Olga Scheps, die noch junge, absolut souveräne Solistin, jeder technischen Schwierigkeit gewachsen, kostete in steter Verbindung mit dem wundervoll begleitenden Orchester alle Feinheiten und Schönheiten der Partitur aus. Wie herrlich der Aufbau des Orchesters in der Einleitung zur Solokadenz des ersten Satzes, wie klangvoll die große Cellokantilene. In der Kadenz spielte Frau Scheps natürlich ihre fabelhaften technischen und musikalischen Fähigkeiten aus.
Ein Zusammenwirken von Solistin und Dirigent (Orchester) das man wohl hier auch schon lange nicht mehr vernommen hat. Ein kurzer Blick, und der richtige Knopf war gedrückt. Es hätte eine Liebesbeziehung zwischen den Mitwirkenden sein können. Eine wundervolle Ausführung des doch oft abgenudelt wirkenden Stücks. Kütson erwies sich als wunderbar einfühlsamen Begleiter, niemals die musikalische Linie verlassend, der Solistin und unserem Orchester wie bereits erwähnt, die Chance zu geben, frei zu musizieren.Toll!
Trotzdem war Schönbergs Bearbeitung des Klavierquartetts op. Nr.1 g-moll op 25 von Johannes Brahms der Höhepunkt des Abends.
Schönberg setzte dieses Werk auf Wunsch des Großen Dirigenten Otto Klemperer in eine Fassung für großes Orchester. Auftraggeber war dann das Los Angeles Sinfonieorchester.

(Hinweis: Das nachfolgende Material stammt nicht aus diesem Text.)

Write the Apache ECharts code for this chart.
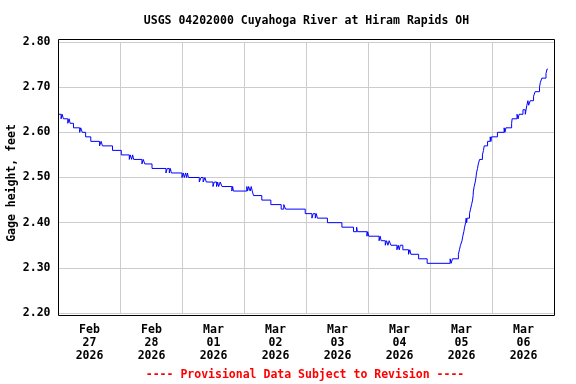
<!DOCTYPE html>
<html><head><meta charset="utf-8">
<script src="https://cdn.jsdelivr.net/npm/echarts@6/dist/echarts.min.js"></script>
<style>html,body{margin:0;padding:0;background:#fff}#c{width:576px;height:384px}</style>
</head><body><div id="c"></div>
<script>
// Hours since 2026-02-27 00:00 at which the reading changes, and the gage height (ft) from then on
const hours = [0,1.0,1.4,1.9,3.6,4.1,4.5,5.8,8.2,8.6,9.2,10.5,12.5,15.9,16.5,17.0,20.9,24.3,27.4,27.8,28.3,28.7,29.1,32.3,32.8,33.4,36.2,41.6,42.1,42.9,43.3,43.7,47.8,48.3,48.7,49.2,49.6,49.9,50.3,54.5,55.2,56.0,56.7,57.2,59.8,60.3,61.2,61.6,62.0,62.6,63.3,67.1,67.4,67.7,72.9,73.2,73.6,74.2,74.6,75.0,75.5,78.7,82.2,86.2,87.2,87.9,95.5,98.1,98.6,99.4,99.8,100.2,104.1,109.7,114.2,115.4,115.7,119.4,119.7,120.1,124.1,124.5,124.9,126.5,127.0,127.5,128.0,128.7,131.0,131.5,131.9,132.3,133.3,135.5,136.0,136.4,139.4,142.7,151.6,152.0,152.5,154.8,155.2,155.6,156.2,156.5,156.9,157.2,157.6,157.8,158.0,158.2,159.1,159.5,159.9,160.3,160.5,160.6,160.9,161.3,161.6,161.8,162.2,162.5,163.0,164.1,164.5,164.8,166.1,167.1,167.4,167.6,169.9,172.5,172.8,173.2,175.4,175.6,177.5,177.9,178.3,179.8,180.7,181.0,181.3,181.7,182.0,182.6,183.9,184.5,186.2,186.5,187.1,188.7,189.1,189.4];
const gage = [2.64,2.63,2.64,2.63,2.62,2.63,2.62,2.61,2.60,2.61,2.60,2.59,2.58,2.57,2.58,2.57,2.56,2.55,2.54,2.55,2.54,2.55,2.54,2.53,2.54,2.53,2.52,2.51,2.52,2.51,2.52,2.51,2.50,2.51,2.50,2.51,2.50,2.51,2.50,2.49,2.50,2.49,2.50,2.49,2.48,2.49,2.48,2.49,2.48,2.49,2.48,2.47,2.48,2.47,2.48,2.47,2.48,2.47,2.48,2.47,2.46,2.45,2.44,2.43,2.44,2.43,2.42,2.41,2.42,2.41,2.42,2.41,2.40,2.39,2.38,2.39,2.38,2.37,2.38,2.37,2.36,2.37,2.36,2.35,2.36,2.35,2.36,2.35,2.34,2.35,2.34,2.35,2.34,2.33,2.34,2.33,2.32,2.31,2.32,2.31,2.32,2.33,2.34,2.35,2.36,2.37,2.38,2.39,2.40,2.41,2.40,2.41,2.42,2.43,2.44,2.45,2.46,2.47,2.48,2.49,2.50,2.51,2.52,2.53,2.54,2.55,2.56,2.57,2.58,2.59,2.58,2.59,2.60,2.61,2.60,2.61,2.62,2.63,2.64,2.63,2.64,2.65,2.64,2.65,2.66,2.67,2.66,2.67,2.68,2.69,2.70,2.71,2.72,2.73,2.74,2.74];
const dayTickHours = [12,36,60,84,108,132,156,180];
const dayLabels = ['Feb\n27\n2026','Feb\n28\n2026','Mar\n01\n2026','Mar\n02\n2026','Mar\n03\n2026','Mar\n04\n2026','Mar\n05\n2026','Mar\n06\n2026'];
const titleText = 'USGS 04202000 Cuyahoga River at Hiram Rapids OH';
const yName = 'Gage height, feet';
const footerText = '---- Provisional Data Subject to Revision ----';

const FONT = "'DejaVu Sans Mono', monospace";
const FS = 11.5;
const chart = echarts.init(document.getElementById('c'), null, {renderer: 'canvas'});
const data = hours.map((h, i) => [h, gage[i]]);
chart.setOption({
  animation: false,
  backgroundColor: '#ffffff',
  grid: {left: 58.5, right: 21.5, top: 42, bottom: 71, containLabel: false},
  xAxis: {
    type: 'value', min: 0, max: 192, interval: 24,
    axisLine: {show: false}, axisTick: {show: false},
    splitLine: {show: true, lineStyle: {color: '#cccccc', width: 1}},
    axisLabel: {
      customValues: dayTickHours,
      formatter: v => dayLabels[dayTickHours.indexOf(v)] || '',
      margin: 11, lineHeight: 12.7, color: '#000', fontFamily: FONT, fontWeight: 'bold', fontSize: FS
    }
  },
  yAxis: {
    type: 'value', min: 2.2, max: 2.8, interval: 0.1,
    axisLine: {show: false}, axisTick: {show: false},
    splitLine: {show: true, lineStyle: {color: '#cccccc', width: 1}},
    axisLabel: {formatter: v => v.toFixed(2), margin: 8, color: '#000', fontFamily: FONT, fontWeight: 'bold', fontSize: FS}
  },
  series: [{
    type: 'line', step: 'end', data: data, showSymbol: false, symbol: 'none',
    lineStyle: {color: '#0000ff', width: 1}, z: 3
  }],
  graphic: [
    {type: 'rect', z: 100, silent: true, shape: {x: 58.5, y: 39.5, width: 496, height: 276},
     style: {fill: 'none', stroke: '#000', lineWidth: 1}},
    {type: 'text', z: 100, x: 306.5, y: 21.5, style: {text: titleText, align: 'center', verticalAlign: 'middle',
      font: 'bold ' + FS + 'px ' + FONT, fill: '#000'}},
    {type: 'text', z: 100, x: 12, y: 183, rotation: Math.PI / 2, style: {text: yName, align: 'center', verticalAlign: 'middle',
      font: 'bold ' + FS + 'px ' + FONT, fill: '#000'}},
    {type: 'text', z: 100, x: 305, y: 375, style: {text: footerText, align: 'center', verticalAlign: 'middle',
      font: 'bold ' + FS + 'px ' + FONT, fill: '#ff0000'}}
  ]
});
</script></body></html>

Schönberg wollte eigentlich im Stile von Johannes Brahms orchestrieren, aber Schönberg dachte wohl kompositorisch weiter. Er behält zwar den Notentext seines großen Vorbildes eigentlich genau bei, die Instrumentation ist jedoch Brahmsuntypisch.
Die Klangfarben klingen doch oft nach Hollywood. Der Klavierpart des Originals wird auf die verschiedenen Orchestergruppen aufgeteilt.
Die Darstellung des Werkes gelang Kütson und unserem Orchester vorzüglich.
Herrlich erfüllte Piani, glänzende Holz- und Blechbläser, ein wunderbar samten aufspielender Streicherapparat (Tiefe Streicher), wieder atemberaubende Pianissimi, strahlende Fortissimi. Die Terzenseligkeit , Sextenseligkeit , die melodischen Passagen mit ihren harmonischen Verläufen, das Vorwärtsdrängende, die Rhytmik mit ihren Akzentverschiebungen waren eigentlich selbstverständlich in ihrer Ausdeutung.
Fazit:
Ein ungemein begabter, junger Dirigent, ein ungewohnt folgendes Orchester, eine große, junge Pianistin. Ein Konzert, das den doch lange schon resignierenden Musikfreund höchstlich erfreute.
Der begeisterte Applaus des Publikums brachte Frau Scheps zu einer Zugabe, leider war dem Anschein nach das Orchester (Dirigent ?) darauf nicht vorbereitet. Der große Beifall hätte doch honoriert werden müssen! Kütson strahlte!
Wäre doch schön gewesen nach dieser Leistung!